Critical Informatics builds cybersecurity technology that detects when a system has been breached. But it also employs security analysts to do follow-ups.
Getting hacked isn’t just a problem for huge companies anymore. Midsize and smaller firms are also being targeted, and a Bremerton startup is stepping in to catch the bad guys.
Critical Informatics builds cybersecurity technology that detects when a system has been breached. But it doesn’t rely solely on technology. The company also employs security analysts to do follow-ups — expertise that smaller companies often don’t have.
“It’s not just technology,” said CEO Garrett Silver. “We are streaming potential events to our security analyst to do deep investigations to see what really happened. If it really is a true risk event, we put together a full incident action plan and work with the customer to implement it.”
Critical Informatics uses hardware and software that sits within a customer’s network to detect intruders. It calls itself a cybersecurity-as-a-service company, meaning its customers pay for its services monthly and can have security analysts watching over their data just during business hours or 24/7.
Many of Critical Informatics’ customers are companies in heavily regulated industries, such as health care, finance and the public sector. An undetected intruder attack in any of these industries, Silver said, can compromise sensitive data and violate regulatory requirements.
Critical Informatics secured a $3.5 million funding round last week from East Seattle Partners, the personal investment arm of health-care investor Alan Frazier.

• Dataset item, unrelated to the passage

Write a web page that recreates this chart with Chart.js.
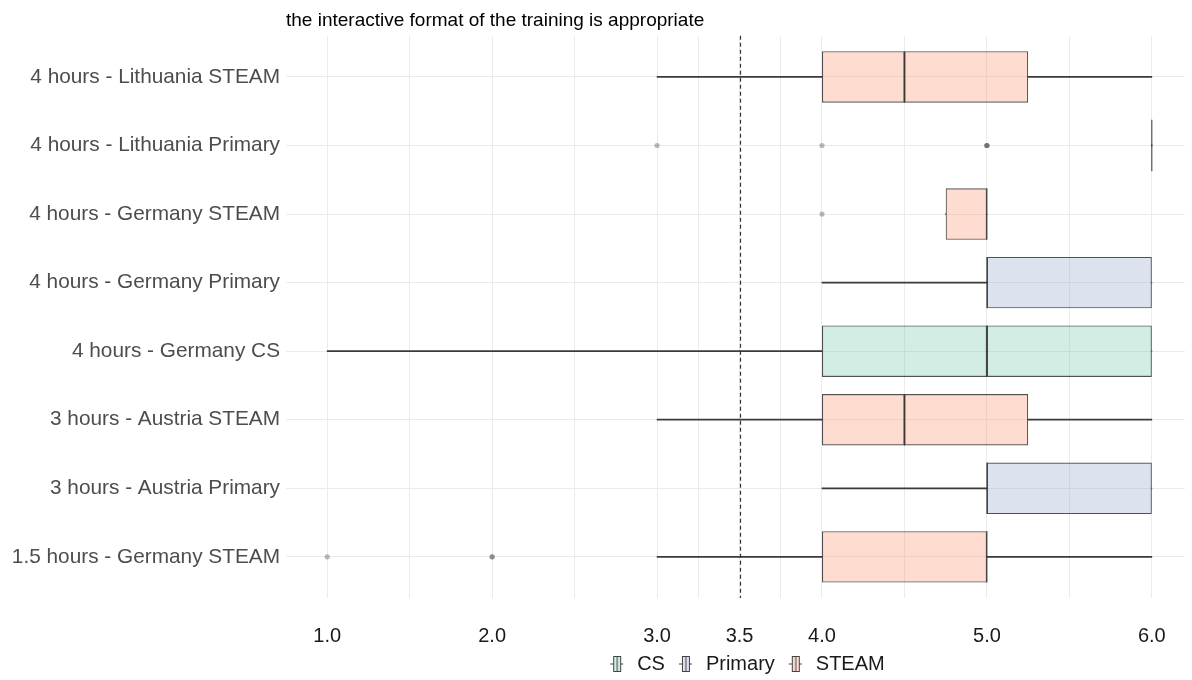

Silver joined the company as CEO when the investment was announced.
The company, which is in the process of opening a second office in Seattle, has grown to 17 employees, nearly double what it was a year ago. Silver expects it will reach 30 people by the end of the year.
Critical Informatics grew out of information security consulting firm M.K. Hamilton & Associates. The company rebranded to focus on its cybersecurity technology last year.